It's time for annual sessions and full-time legislators in Nevada

I delivered this rant on "Ralston Reports" on Friday -- the video is elsewhere on the site, a couple of minutes into the program:

April Mastroluca’s resignation from the Assembly reinforces what I have long thought about our Carson City Gang of 63:

It’s time to end the citizen Legislature in Nevada. And it’s time to end the biennial Legislature in Nevada.

If my sources are right, Mastroluca is leaving because she couldn’t afford to feed her family by sojourning in Carson City four months every other year. A legislator’s salary is probably less than what it costs to fuel Sheldon Adelson’s plane to fly to Macau. Add in the few perks and it’s a ten thousand dollar proposition for two years.

Who would do that? Generally, two kinds of people: People rich enough to take that kind of time away from their jobs and/or families. And people who think ten grand a year is a good salary. That’s scary, right?

This is not about losing Mastroluca. Yes, she was slated to chair the powerful Ways and means Committee. But she was barely out of her rookie’s uniform – this would have been her third session. She had yet to prove just how effective she might have been.

But why in the world would we want people up there inevitably facing financial pressures and with lobbyists dangling promises in front of them? Loosening that money vise and having them meet every year would produce better legislators and better laws.

Oh, I know: Few people agree with me.

Imagine what Mark Twain, whose 177th birthday was Friday, would have said.
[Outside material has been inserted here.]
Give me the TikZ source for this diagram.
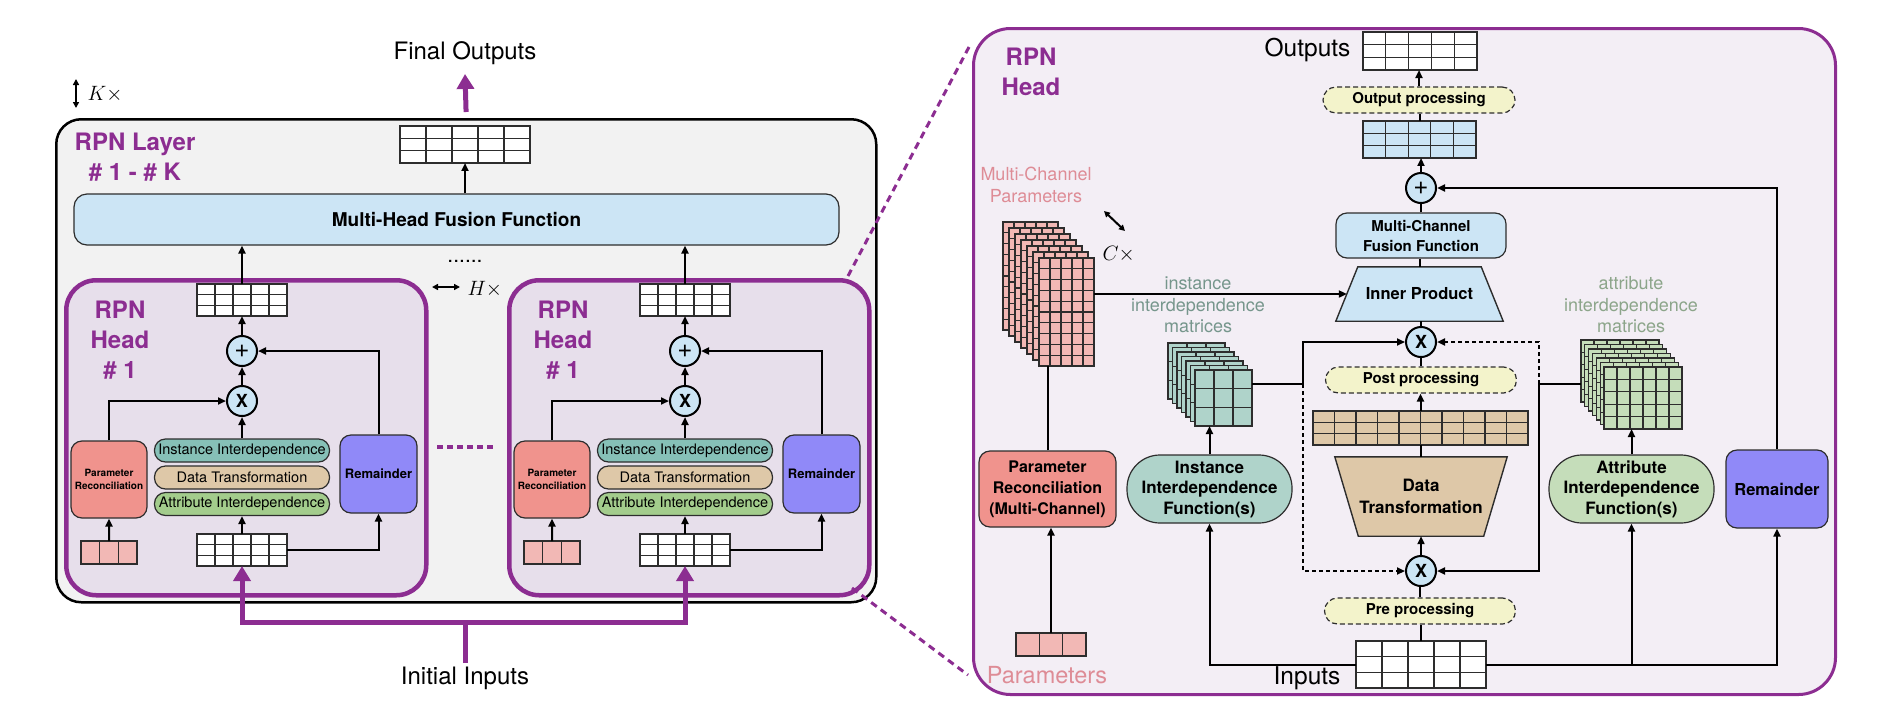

Maybe what he said about a century and a half ago: “No man's life, liberty, or property are safe while the legislature is in session."

Twain would be appalled at giving people he considered thieves more time to steal the public’s business. But these are territorial days no more – and Nevada is long overdue to modernize its legislative process.

It’s not just that we get what we pay for. It’s that the term limits gutting of experience and talent has exacerbated an endemic problem.  Offer people a good salary. Give them well-paid staff. And have them meet every year so it’s not like throwing darts at a faraway dartboard to project what will happen in the state and what Nevada’s needs might be.

The state’s Economic Forum, charged with this impossible task, met Friday to give it a best guess. But that’s all it really is, educated though it might be, as even longtime fiscal maven Marvin Leavitt acknowledged. And they may be the only folks with a huge impact on the Legislature paid even less than the Gang of 63.

I don’t hold out much hope that Mastroluca's departure will get people thinking about how to dramatically change the process. Having a citizen Legislature is quaint. Meeting every other year is even more anachronistic.

This is not Mark Twain’s state anymore. It’s time in this, and in many things, for Nevada to grow up.